Здесь следует особо отметить, что выбор в качестве «очищающей среды» именно «немецкого моря» был отнюдь не спонтанным решением. В 30-х годов ХIХ в. даже настроенные сугубо националистически русские, расшаркивались перед германским гением, который, по словам авторитетного в те годы критика и историка литературы Степана Шевырева[25], «возвел свою национальность на высшую степень человечества». В своей книге «Теория поэзии в историческом развитии у древних и новых народов» (1836) Шевырев впервые употребил слово «всечеловеческий»[26] как определение, относящееся к науке и словесности Германии, выделив в них особую роль Гердера и Гете:
Гердер, наконец, представляет уже высшую степень универсального эклектизма в Поэзии, но являющегося в сознании Философа и в чувстве человека, а не в силе творческой: ибо последняя, крайняя ступень его, предоставлена была Гете. Гердер был, более нежели Германец: ибо в нем Германец возвел свою национальность на высшую степень человечества, с которой он мог сочувствовать всем народам <…>. К чести Германии, должно сказать, что только в этой стране многосторонней, беспристрастной, мыслию своею обращенной ко всем народам, могло воспитаться это всемирное, всечеловеческое, всеобъемлющее чувство [ШЕВЫРЕВ. С. 235].
Из всех европейских стран именно Германия оказалась в сфере внимания русских интеллектуалов 30-х – 40-х годов ХIХ, поэтому стремление молодого Ивана Тургенева войти в «немецкое море, долженствовавшее очистить и возродить» его, было вполне в духе времени.
Германия и прежде всего Берлин были Меккой молодых русских дворян, пытавшихся расширить кругозор и понять мир. «Ты в Берлине! – восклицал Станкевич в письме к Грановскому. – Ты достиг цели твоего странствия! Я воображаю, как сжалось твое сердце, когда ты увидел этот немецкий город, на который каждый из нас возложил свою надежду!» [СТАНКЕВИЧ. С. 139]. Таким образом, благодаря Германии Тургенев очутился в эпицентре духовно-идейной борьбы своего времени. Факт биографический, но много дающий для понимания духовной атмосферы в России второй четверти XIX века.

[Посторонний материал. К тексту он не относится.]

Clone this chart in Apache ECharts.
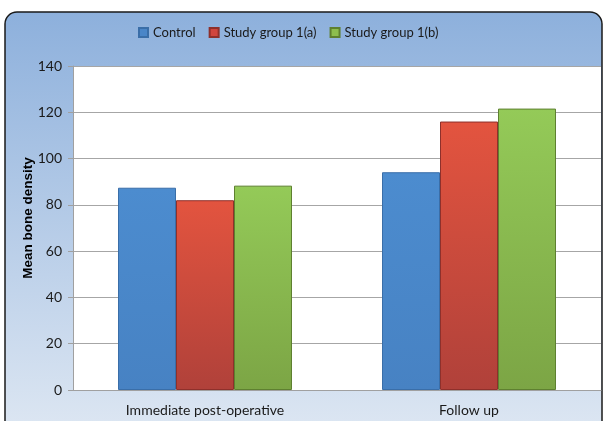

<…> Немцы искали именно общеевропейского смысла, будучи сами окраиной Европы и европейскими маргиналами, чтобы ухватить ведущую тенденцию западной цивилизации. Немецкая философия <…> «обдумывала, приводила в логический порядок немецкие дела в связи с делами всей Европы» [БЕРКОВСКИЙ. С. 6]. Для России, много дальше Германии отстоявшей от Европы, оторванной от нее исторически (татарским нашествием) и конфессионально, уровнем цивилизации, но вместе с тем искавшей путей возвращения в европейскую семью народов – при этом в качестве самостоятельной культурной единицы, – немецкий опыт приобретал особый смысл и значение. Германия и в географическом, и в практическом, и в духовном отношении была тем соседом, который способствовал проникновению в Россию европейской системы ценностей. На этом пути возникали и германофилия и германофобия – в зависимости от принятия или неприятия европейских идеалов и образа жизни.
<…> В России, отсталой не только культурно-образовательно, но и экономически (в отличие от экономически развитой Германии), потребность скорейшего усвоения европейских плодов стала в известном смысле проблемой ее дальнейшего существования. И в немецкой философии, ухватив ее общеевропейский смысл, русские интеллектуалы искали своего рода отмычку, открывающую для России дверь в Европу. <…> Германия при этом рассматривалась либо в идеальном или даже идеализированном виде <…> как носитель духовности и прогресса, либо как воплощение всевозможного зла для России – прежде всего имперскости, монархизма, бюрократизма и антирусских тенденций, стреноживающих исконный русский духовный склад. Забывалось, что и сама Германия еще далеко не цивилизовалась и тоже ищет свои – особые – пути в европейское сообщество (эти поиски «особого пути» привели к грандиозной катастрофе гитлеризма в XX веке). Да к тому же Германия, как и любая страна, противоречива и ее влияние на Россию было тоже неоднозначным, как и восприятие немцев русскими людьми. Быть может, наиболее полно этот широкий спектр восприятия немцев и немецкой культуры выразил Тургенев, знавший изнутри и Россию, и Германию, любивший обе страны и позволявший себе по праву любви говорить и немцам, и русским нелицеприятные вещи [КАНТОР (I). С. 207, 208].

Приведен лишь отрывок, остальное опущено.